Stated goal - Transcribe all of the data exactly. Omit the pictures.

Data block -
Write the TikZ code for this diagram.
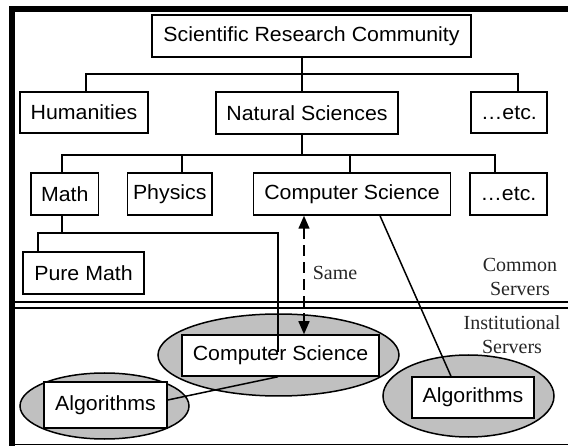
\documentclass[tikz,border=0pt]{standalone}
\usepackage{fontspec}
\setmainfont{Liberation Sans}[FakeStretch=1.04]
\newfontfamily\labserif{Liberation Serif}
\usetikzlibrary{arrows.meta,shapes.geometric}
\definecolor{ellgray}{RGB}{192,192,192}
\begin{document}
\begin{tikzpicture}[x=1pt,y=-1pt,
  line width=1.5pt,
  box/.style={draw=black,fill=white,line width=1.5pt,inner sep=0pt,
    font=\fontsize{20.5}{24}\selectfont},
  grp/.style={draw=black,fill=ellgray,line width=1.5pt,ellipse,inner sep=0pt},
  lab/.style={font=\labserif\fontsize{20}{24}\selectfont,align=center,text=black!85,inner sep=0pt}]
\useasboundingbox (0,0) rectangle (568,446);
% frame
\fill[black] (9,6) rectangle (568,12);
\fill[black] (9,6) rectangle (15,446);
\draw[line width=1.6pt] (9,444.4) -- (568,444.4);
\draw[line width=1.8pt] (15,302) -- (568,302);
\draw[line width=1.8pt] (15,308) -- (568,308);
% ellipses
\node[grp,minimum width=241pt,minimum height=82pt] (emid) at (278.5,355) {};
\node[grp,minimum width=169pt,minimum height=66pt] (eleft) at (104.5,406) {};
\node[grp,minimum width=171pt,minimum height=82pt] (eright) at (468.5,396) {};
% boxes
\node[box,minimum width=319pt,minimum height=42pt] (top) at (311.5,36) {Scientific Research Community};
\node[box,minimum width=128pt,minimum height=41pt] (hum) at (84,112.5) {Humanities};
\node[box,minimum width=182pt,minimum height=42pt] (nat) at (307,113) {Natural Sciences};
\node[box,minimum width=76pt,minimum height=41pt] (etca) at (509,112.5) {\dots etc.};
\node[box,minimum width=67.5pt,minimum height=42pt] (math) at (64.75,194) {Math};
\node[box,minimum width=84.5pt,minimum height=42pt] (phys) at (169.75,194) {Physics};
\node[box,minimum width=197pt,minimum height=42pt] (cs) at (352,194) {Computer Science};
\node[box,minimum width=77pt,minimum height=42pt] (etcb) at (508.5,194) {\dots etc.};
\node[box,minimum width=121pt,minimum height=42pt] (pure) at (83.5,273) {Pure Math};
\node[box,minimum width=197pt,minimum height=41pt] (cs2) at (280.5,355.5) {Computer Science};
\node[box,minimum width=123pt,minimum height=46pt] (alga) at (105.5,405) {Algorithms};
\node[box,minimum width=122pt,minimum height=41pt] (algb) at (473,397.5) {Algorithms};
% tree connectors
\draw (hum.north -| 86,0) -- (86,74) -- (518,74) -- (etca.north -| 518,0);
\draw (top.south -| 302,0) -- (nat.north -| 302,0);
\draw (math.north -| 62,0) -- (62,155) -- (495,155) -- (etcb.north -| 495,0);
\draw (nat.south -| 302,0) -- (302,155);
\draw (phys.north -| 182,0) -- (182,155);
\draw (cs.north -| 350,0) -- (350,155);
\draw (math.south -| 62,0) -- (62,233);
\draw (pure.north -| 38,0) -- (38,233) -- (278,233) -- (278,352);
% cross links
\draw (cs.south -| 380,0) -- (algb.north -| 451,0);
\draw ([yshift=5pt]alga.east) -- (cs2.south -| 278,0);
\draw[dash pattern=on 11pt off 6pt,{Triangle[length=13pt,width=11pt]}-{Triangle[length=13pt,width=11pt]}]
  (cs.south -| 304,0) -- (cs2.north -| 304,0);
% labels
\node[lab] (same) at (335,273) {Same};
\node[lab] (common) at (520,277) {Common\\Servers};
\node[lab] (inst) at (512,335) {Institutional\\Servers};
\end{tikzpicture}
\end{document}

Solution below -
Write the TikZ code for this diagram.
\documentclass[tikz,border=0pt]{standalone}
\usepackage{fontspec}
\setmainfont{Liberation Sans}[FakeStretch=1.04]
\newfontfamily\labserif{Liberation Serif}
\usetikzlibrary{arrows.meta,shapes.geometric}
\definecolor{ellgray}{RGB}{192,192,192}
\begin{document}
\begin{tikzpicture}[x=1pt,y=-1pt,
  line width=1.5pt,
  box/.style={draw=black,fill=white,line width=1.5pt,inner sep=0pt,
    font=\fontsize{20.5}{24}\selectfont},
  grp/.style={draw=black,fill=ellgray,line width=1.5pt,ellipse,inner sep=0pt},
  lab/.style={font=\labserif\fontsize{20}{24}\selectfont,align=center,text=black!85,inner sep=0pt}]
\useasboundingbox (0,0) rectangle (568,446);
% frame
\fill[black] (9,6) rectangle (568,12);
\fill[black] (9,6) rectangle (15,446);
\draw[line width=1.6pt] (9,444.4) -- (568,444.4);
\draw[line width=1.8pt] (15,302) -- (568,302);
\draw[line width=1.8pt] (15,308) -- (568,308);
% ellipses
\node[grp,minimum width=241pt,minimum height=82pt] (emid) at (278.5,355) {};
\node[grp,minimum width=169pt,minimum height=66pt] (eleft) at (104.5,406) {};
\node[grp,minimum width=171pt,minimum height=82pt] (eright) at (468.5,396) {};
% boxes
\node[box,minimum width=319pt,minimum height=42pt] (top) at (311.5,36) {Scientific Research Community};
\node[box,minimum width=128pt,minimum height=41pt] (hum) at (84,112.5) {Humanities};
\node[box,minimum width=182pt,minimum height=42pt] (nat) at (307,113) {Natural Sciences};
\node[box,minimum width=76pt,minimum height=41pt] (etca) at (509,112.5) {\dots etc.};
\node[box,minimum width=67.5pt,minimum height=42pt] (math) at (64.75,194) {Math};
\node[box,minimum width=84.5pt,minimum height=42pt] (phys) at (169.75,194) {Physics};
\node[box,minimum width=197pt,minimum height=42pt] (cs) at (352,194) {Computer Science};
\node[box,minimum width=77pt,minimum height=42pt] (etcb) at (508.5,194) {\dots etc.};
\node[box,minimum width=121pt,minimum height=42pt] (pure) at (83.5,273) {Pure Math};
\node[box,minimum width=197pt,minimum height=41pt] (cs2) at (280.5,355.5) {Computer Science};
\node[box,minimum width=123pt,minimum height=46pt] (alga) at (105.5,405) {Algorithms};
\node[box,minimum width=122pt,minimum height=41pt] (algb) at (473,397.5) {Algorithms};
% tree connectors
\draw (hum.north -| 86,0) -- (86,74) -- (518,74) -- (etca.north -| 518,0);
\draw (top.south -| 302,0) -- (nat.north -| 302,0);
\draw (math.north -| 62,0) -- (62,155) -- (495,155) -- (etcb.north -| 495,0);
\draw (nat.south -| 302,0) -- (302,155);
\draw (phys.north -| 182,0) -- (182,155);
\draw (cs.north -| 350,0) -- (350,155);
\draw (math.south -| 62,0) -- (62,233);
\draw (pure.north -| 38,0) -- (38,233) -- (278,233) -- (278,352);
% cross links
\draw (cs.south -| 380,0) -- (algb.north -| 451,0);
\draw ([yshift=5pt]alga.east) -- (cs2.south -| 278,0);
\draw[dash pattern=on 11pt off 6pt,{Triangle[length=13pt,width=11pt]}-{Triangle[length=13pt,width=11pt]}]
  (cs.south -| 304,0) -- (cs2.north -| 304,0);
% labels
\node[lab] (same) at (335,273) {Same};
\node[lab] (common) at (520,277) {Common\\Servers};
\node[lab] (inst) at (512,335) {Institutional\\Servers};
\end{tikzpicture}
\end{document}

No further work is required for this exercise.